Wilkinson summarized recent state-law changes affecting impact fees. Key changes the committee was told to plan for include:
- A two-thirds vote of the governing body (four of five council members) is now required to impose or increase impact fees, rather than a simple majority.
- Impact fees cannot be increased for three years after adoption or a most-recent increase; because the last ordinance was adopted in May 2023, a staff estimate showed the earliest increase would be May 2026.
- An independent financial audit specific to any proposed new or increased impact-fee must be completed by an auditor who has not done business with the city in the prior 12 months and must be published at least 30 days before the first publication of hearing notice (staff stated land-use assumptions and CIP must be made available to the public at least 60 days before the first publication of a notice of hearing).
- SB 14 requires political subdivisions to provide an impact-fee credit to a developer or builder for the construction, contribution, or dedication of eligible facilities, systems, or products that result in reuse, conservation or water savings. Wilkinson said the law is vague about calculation methods and that the city will need to establish procedures and formulas to award credits fairly.
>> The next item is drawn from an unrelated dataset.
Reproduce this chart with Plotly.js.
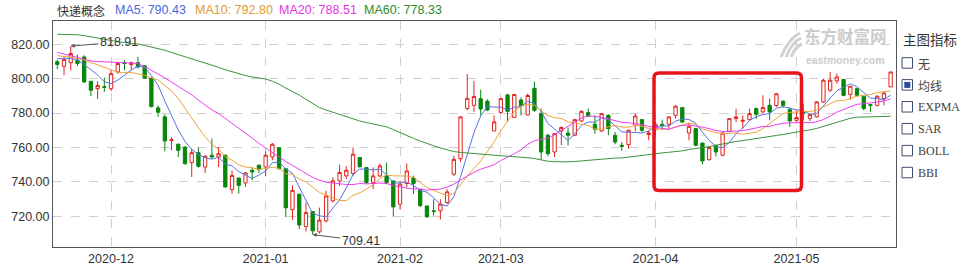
<!DOCTYPE html>
<html><head><meta charset="utf-8">
<script src="https://cdn.plot.ly/plotly-3.0.1.min.js"></script>
<style>html,body{margin:0;padding:0;background:#fff}#chart{width:961px;height:268px}</style>
</head><body><div id="chart"></div>
<script>
// ---------------- data ----------------
const chartTitle = '快递概念';
const maLabels = ['MA5: 790.43', 'MA10: 792.80', 'MA20: 788.51', 'MA60: 778.33'];

const dates = [
'2020-11-19','2020-11-20','2020-11-23','2020-11-24','2020-11-25','2020-11-26','2020-11-27','2020-11-30',
'2020-12-01','2020-12-02','2020-12-03','2020-12-04','2020-12-07','2020-12-08','2020-12-09','2020-12-10','2020-12-11','2020-12-14','2020-12-15','2020-12-16','2020-12-17','2020-12-18','2020-12-21','2020-12-22','2020-12-23','2020-12-24','2020-12-25','2020-12-28','2020-12-29','2020-12-30','2020-12-31',
'2021-01-04','2021-01-05','2021-01-06','2021-01-07','2021-01-08','2021-01-11','2021-01-12','2021-01-13','2021-01-14','2021-01-15','2021-01-18','2021-01-19','2021-01-20','2021-01-21','2021-01-22','2021-01-25','2021-01-26','2021-01-27','2021-01-28','2021-01-29',
'2021-02-01','2021-02-02','2021-02-03','2021-02-04','2021-02-05','2021-02-08','2021-02-09','2021-02-10','2021-02-18','2021-02-19','2021-02-22','2021-02-23','2021-02-24','2021-02-25','2021-02-26',
'2021-03-01','2021-03-02','2021-03-03','2021-03-04','2021-03-05','2021-03-08','2021-03-09','2021-03-10','2021-03-11','2021-03-12','2021-03-15','2021-03-16','2021-03-17','2021-03-18','2021-03-19','2021-03-22','2021-03-23','2021-03-24','2021-03-25','2021-03-26','2021-03-29','2021-03-30','2021-03-31',
'2021-04-01','2021-04-02','2021-04-06','2021-04-07','2021-04-08','2021-04-09','2021-04-12','2021-04-13','2021-04-14','2021-04-15','2021-04-16','2021-04-19','2021-04-20','2021-04-21','2021-04-22','2021-04-23','2021-04-26','2021-04-27','2021-04-28','2021-04-29','2021-04-30',
'2021-05-06','2021-05-07','2021-05-10','2021-05-11','2021-05-12','2021-05-13','2021-05-14','2021-05-17','2021-05-18','2021-05-19','2021-05-20','2021-05-21','2021-05-24','2021-05-25','2021-05-26'
];

const open = [
809.8,807.2,809.3,810.7,812.6,798.5,794.2,795.3,
794.2,803.9,809.2,808.2,809.3,807.5,800.3,783.0,777.8,764.0,761.9,760.3,751.2,757.0,748.7,755.5,754.5,755.5,735.5,742.3,739.4,746.7,749.7,
748.7,754.5,759.9,747.7,723.9,732.9,714.1,722.8,711.0,717.4,729.0,740.6,743.5,744.9,754.2,748.4,739.7,743.5,743.5,740.6,
727.1,739.1,742.3,735.5,726.0,723.2,723.2,728.0,744.5,753.5,782.7,784.5,788.4,786.9,769.6,
780.3,790.5,777.5,787.6,778.9,794.4,779.7,767.1,757.4,769.6,768.4,767.1,775.4,780.3,773.5,769.6,778.7,767.1,761.3,761.7,772.9,776.2,767.5,
770.4,773.5,773.5,778.7,783.2,768.4,771.0,762.6,752.9,761.3,755.5,769.4,776.8,775.2,776.2,782.6,780.7,784.5,784.4,786.9,782.0,
775.8,780.7,776.8,777.8,786.5,793.3,798.7,799.5,790.9,794.2,789.8,784.9,784.5,788.4,795.2
];
const high = [
811.0,813.0,818.91,814.0,813.6,798.5,798.5,800.6,
804.9,809.2,810.7,810.0,812.6,808.0,800.8,784.5,779.3,766.0,762.2,760.5,759.3,760.0,755.5,765.2,760.3,756.0,746.7,742.4,745.8,748.7,750.2,
757.8,762.6,760.0,747.7,738.0,732.9,728.0,722.8,725.1,734.8,742.6,750.0,749.2,760.0,754.2,748.4,748.4,750.7,751.3,740.6,
740.6,750.7,743.6,735.8,726.1,730.0,730.0,735.8,755.2,778.1,802.7,798.7,793.6,788.0,778.7,
789.0,791.3,790.9,789.0,791.5,798.3,782.6,768.0,768.4,772.3,771.6,776.6,781.6,782.6,778.7,780.1,779.3,769.0,763.2,770.4,779.7,776.2,770.0,
774.8,776.2,777.8,784.5,783.2,774.3,771.0,762.6,760.7,761.3,769.0,776.8,782.6,778.7,782.6,783.2,790.3,788.4,791.7,787.4,783.2,
781.6,785.5,779.7,787.0,800.0,803.9,803.0,799.5,795.6,794.2,789.8,785.1,790.4,792.3,803.9
];
const low = [
805.5,802.0,804.9,807.4,797.5,789.8,788.2,792.3,
792.7,803.0,804.9,804.9,805.9,800.0,783.3,777.8,757.8,758.4,754.5,750.2,742.9,748.3,745.2,753.5,748.7,736.7,733.2,733.2,737.1,741.0,745.2,
743.3,752.6,747.1,719.6,718.0,712.5,711.2,709.41,710.0,716.4,728.0,737.7,741.6,743.5,748.4,738.7,735.8,742.9,738.7,719.7,
724.1,736.8,733.0,725.5,719.3,720.3,718.2,727.1,743.5,751.6,781.6,780.7,778.7,781.2,769.6,
779.7,774.8,777.4,778.7,778.7,780.7,752.9,754.9,754.5,761.3,761.3,766.5,774.8,777.7,768.0,769.0,767.1,761.9,758.0,759.3,769.4,769.0,764.2,
767.1,770.0,771.0,776.8,774.2,764.2,760.7,750.2,752.5,754.9,754.9,769.0,774.8,771.0,775.8,776.6,780.1,775.8,783.6,783.2,772.0,
774.8,775.8,775.4,777.4,785.9,792.3,797.1,789.7,787.8,789.7,781.6,780.7,783.9,784.5,795.2
];
const close = [
808.3,811.1,814.6,808.8,798.1,793.3,796.0,795.0,
802.9,808.8,808.8,809.3,806.8,800.3,783.8,780.5,763.8,764.5,758.4,750.6,757.0,749.1,754.9,754.5,756.4,737.1,743.8,738.0,745.2,745.8,747.3,
755.5,761.9,747.7,725.0,735.1,715.0,722.2,711.6,717.8,731.9,740.6,745.5,746.8,756.1,748.8,739.7,743.5,749.3,739.7,725.5,
738.7,746.4,739.1,726.2,719.7,722.8,727.1,734.2,753.1,777.8,788.6,789.6,782.4,781.8,774.9,
788.4,781.0,790.8,784.2,790.2,781.6,757.4,756.4,768.1,771.6,767.1,776.2,781.0,778.3,770.6,779.7,771.0,763.2,760.7,770.0,778.3,770.0,768.5,
773.5,772.7,777.8,784.0,774.8,772.3,761.3,752.2,760.0,757.4,768.4,776.8,777.8,775.8,779.7,779.3,783.2,780.7,791.2,784.5,775.4,
777.4,779.7,779.1,786.5,799.1,799.1,801.0,790.3,795.6,790.3,782.6,784.5,789.8,791.7,803.9
];

// moving-average values for the first days (before enough closes exist in view)
const ma5Head  = [811.8,811.5,811.8,810.8];
const ma10Head = [813.4,813.0,812.5,811.8,810.8,809.5,808.0,806.5,805.2];
const ma20Head = [815.3,814.3,813.2,812.0,811.0,810.3,810.0,809.8,809.6,809.4,809.2,809.0,808.8,807.0,805.0,802.8,800.5,798.0,795.5];
const ma60Head = [825.8,825.8,825.7,825.5,825.0,824.3,823.2,822.5,822.0,821.5,821.0,820.7,820.1,819.3,818.5,817.5,816.5,815.2,814.0,812.8,
811.7,810.6,809.3,808.0,806.6,805.2,804.0,802.8,801.8,801.0,800.4,799.8,798.5,796.8,794.5,792.6,790.5,788.0,785.5,783.2,
781.8,780.5,779.2,777.8,776.5,775.4,774.5,773.6,772.8,772.0,770.4,768.6,767.0,765.3,763.8,762.3,761.0,759.8,758.6];

const monthTicks  = ['2020-12-01','2021-01-04','2021-02-01','2021-03-01','2021-04-01','2021-05-06'];
const monthLabels = ['2020-12','2021-01','2021-02','2021-03','2021-04','2021-05'];
const yTicks = [720, 740, 760, 780, 800, 820];

const panelTitle = '主图指标';
const indicators = ['无','均线','EXPMA','SAR','BOLL','BBI'];
const checkedIndicator = '均线';
const watermark = ['东方财富网', 'eastmoney.com'];

// ---------------- styles ----------------
const UP = '#e2231a', DOWN = '#08860a';
const maColors = ['#5574e4', '#eda43a', '#f03cf0', '#3a953a'];
const maTextColors = ['#4a68dc', '#e29a2e', '#e632e6', '#2e8a2e'];

function movingAverage(n, head) {
  return close.map((c, i) => {
    if (i < n - 1) return head[i];
    let s = 0;
    for (let k = i - n + 1; k <= i; k++) s += close[k];
    return s / n;
  });
}
const maSeries = [movingAverage(5, ma5Head), movingAverage(10, ma10Head), movingAverage(20, ma20Head), movingAverage(60, ma60Head)];

// ---------------- geometry helpers ----------------
const W = 961, H = 268, ML = 53, MR = 65, MT = 21, MB = 21;
const PW = W - ML - MR, PH = H - MT - MB;
const px = x => (x - ML) / PW;
const py = y => 1 - (y - MT) / PH;

const traces = [{
  type: 'candlestick', x: dates, open: open, high: high, low: low, close: close,
  increasing: {line: {color: UP, width: 1}, fillcolor: '#ffffff'},
  decreasing: {line: {color: DOWN, width: 1}, fillcolor: DOWN},
  whiskerwidth: 0, hoverinfo: 'skip', showlegend: false
}];
maSeries.forEach((s, k) => traces.push({
  type: 'scatter', mode: 'lines', x: dates, y: s,
  line: {color: maColors[k], width: 1}, hoverinfo: 'skip', showlegend: false
}));

// extremes
let hi = 0, lo = 0;
high.forEach((v, i) => { if (v > high[hi]) hi = i; });
low.forEach((v, i) => { if (v < low[lo]) lo = i; });

const FONT = 'Liberation Sans, Arial, sans-serif';
const CJK = 'Noto Sans CJK SC, sans-serif';
const annotations = [];
const shapes = [];

// header
annotations.push({xref: 'paper', yref: 'paper', x: px(55), y: py(10), xanchor: 'left', yanchor: 'middle',
  text: chartTitle, showarrow: false, font: {family: CJK, size: 12, color: '#333'}});
const maX = [113, 193, 277, 361.5];
maLabels.forEach((t, k) => annotations.push({xref: 'paper', yref: 'paper', x: px(maX[k]), y: py(10),
  xanchor: 'left', yanchor: 'middle', text: t, showarrow: false, font: {family: FONT, size: 12.5, color: maTextColors[k]}}));

// extreme labels
annotations.push({x: dates[hi], y: high[hi], text: high[hi].toFixed(2), showarrow: true, ax: 48, ay: -4,
  arrowhead: 2, arrowsize: 0.8, arrowwidth: 1, arrowcolor: '#555', standoff: 0,
  font: {family: FONT, size: 12.5, color: '#333'}});
annotations.push({x: dates[lo], y: low[lo], text: low[lo].toFixed(2), showarrow: true, ax: 48, ay: 6,
  arrowhead: 2, arrowsize: 0.8, arrowwidth: 1, arrowcolor: '#555', standoff: 0,
  font: {family: FONT, size: 12.5, color: '#333'}});

// watermark (one text block, two lines)
annotations.push({xref: 'paper', yref: 'paper', x: px(845), y: py(45), xanchor: 'center', yanchor: 'middle',
  text: '<b>' + watermark[0] + '</b><br><span style="font-size:10.5px;font-family:Liberation Sans, Arial, sans-serif"><b>' + watermark[1] + '</b></span>',
  showarrow: false, align: 'center', font: {family: CJK, size: 16.5, color: '#cccccc'}});
// logo swooshes
[[781, 57, 789, 38, 800, 33], [786, 57, 792, 42, 801, 38], [791, 57, 795, 47, 802, 44]].forEach(c => shapes.push({
  type: 'path', xref: 'paper', yref: 'paper',
  path: `M ${px(c[0])} ${py(c[1])} Q ${px(c[2])} ${py(c[3])} ${px(c[4])} ${py(c[5])}`,
  line: {color: '#d2d2d2', width: 3}
}));

// highlight box with rounded corners
(function () {
  const x0 = px(654), x1 = px(801.5), y0 = py(73), y1 = py(190.5);
  const rx = 5 / PW, ry = 5 / PH;
  const p = `M ${x0 + rx} ${y0} L ${x1 - rx} ${y0} Q ${x1} ${y0} ${x1} ${y0 - ry} L ${x1} ${y1 + ry} Q ${x1} ${y1} ${x1 - rx} ${y1} ` +
            `L ${x0 + rx} ${y1} Q ${x0} ${y1} ${x0} ${y1 + ry} L ${x0} ${y0 - ry} Q ${x0} ${y0} ${x0 + rx} ${y0} Z`;
  shapes.push({type: 'path', xref: 'paper', yref: 'paper', path: p, line: {color: '#e8141c', width: 3.5}, layer: 'above'});
})();

// right panel
annotations.push({xref: 'paper', yref: 'paper', x: px(901), y: py(39), xanchor: 'left', yanchor: 'middle',
  text: panelTitle, showarrow: false, font: {family: CJK, size: 13.5, color: '#333'}});
indicators.forEach((t, k) => {
  const top = 57.7 + 21.92 * k;
  shapes.push({type: 'rect', xref: 'paper', yref: 'paper', x0: px(902), x1: px(912.5), y0: py(top), y1: py(top + 10.5),
    line: {color: '#3d4d6e', width: 1}, fillcolor: 'rgba(0,0,0,0)'});
  if (t === checkedIndicator) {
    shapes.push({type: 'rect', xref: 'paper', yref: 'paper', x0: px(904.3), x1: px(910.3), y0: py(top + 2.3), y1: py(top + 8.3),
      line: {width: 0}, fillcolor: '#2b4a9c'});
  }
  const isLatin = /^[A-Z]+$/.test(t);
  annotations.push({xref: 'paper', yref: 'paper', x: px(915.5), y: py(top + 5.5), xanchor: 'left', yanchor: 'middle',
    text: t, showarrow: false,
    font: {family: isLatin ? 'Liberation Serif, Times New Roman, serif' : CJK, size: 12, color: '#444'}});
});

const layout = {
  width: W, height: H,
  margin: {l: ML, r: MR, t: MT, b: MB, pad: 0},
  paper_bgcolor: '#ffffff', plot_bgcolor: '#ffffff',
  showlegend: false, dragmode: false,
  font: {family: FONT, size: 12, color: '#333'},
  xaxis: {
    type: 'category', range: [-0.64, dates.length - 0.2],
    tickvals: monthTicks, ticktext: monthLabels, ticks: '',
    showgrid: true, gridcolor: '#cfcfcf', griddash: 'dash', gridwidth: 1,
    showline: true, mirror: true, linecolor: '#555', linewidth: 1,
    tickfont: {family: FONT, size: 12.5, color: '#333'},
    rangeslider: {visible: false}, fixedrange: true
  },
  yaxis: {
    range: [702.2, 833.5], tickvals: yTicks, tickformat: '.2f', ticks: '',
    showgrid: true, gridcolor: '#cfcfcf', griddash: 'dash', gridwidth: 1, zeroline: false,
    showline: true, mirror: true, linecolor: '#555', linewidth: 1,
    tickfont: {family: FONT, size: 12.5, color: '#333'}, fixedrange: true
  },
  annotations: annotations, shapes: shapes
};

Plotly.newPlot('chart', traces, layout, {displayModeBar: false, staticPlot: true});
</script>
</body></html>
"This SB 14 item is probably the biggest update," Wilkinson said, adding that staff and legal counsel are coordinating with consultants to draft ordinance language to comply with the law in time for the Jan. 1, 2026 effective date.

Committee members pressed staff on how the new audit requirement and the three-year restriction would work together, particularly whether auditors can or should account for inflation or projected costs over the hold period. "We don't have an answer right now," City attorney McKamey said. "You're gonna have to guess, really, and then the audit's gonna have to, I suppose, bless an educated guess as to what these costs are gonna be a couple years down the road." Commissioner Heiler voiced concern about the new rules' burdens on municipalities: "I knew the development lobby was strong in Austin, but I had no idea how strong. These are really onerous provisions placed upon municipalities to try to recapture costs associated with development."

Because staff is seeing higher cost estimates in current design work, Wilkinson recommended starting the land-use assumptions and CIP study now rather than waiting until the scheduled 2028 update. He said doing so would let staff evaluate whether fee changes are warranted and to prepare the independent audit and ordinance changes for council consideration, with a potential package to council by December.

The committee approved the minutes from the May 5, 2025 meeting by voice vote after a motion from Commissioner Heiler; a second was announced during the proceeding but was not identified by name on the record. The advisory committee adjourned and scheduled a possible earlier meeting to update members if staff begins the land-use/CIP study.

Next steps noted by staff: refine ordinance language to implement SB 14's credit mechanism, begin coordination with the city's legal counsel and consultant on the land-use/CIP review, procure an independent auditor if staff pursues fee adjustments, and return to the advisory committee and city council with proposed language and findings.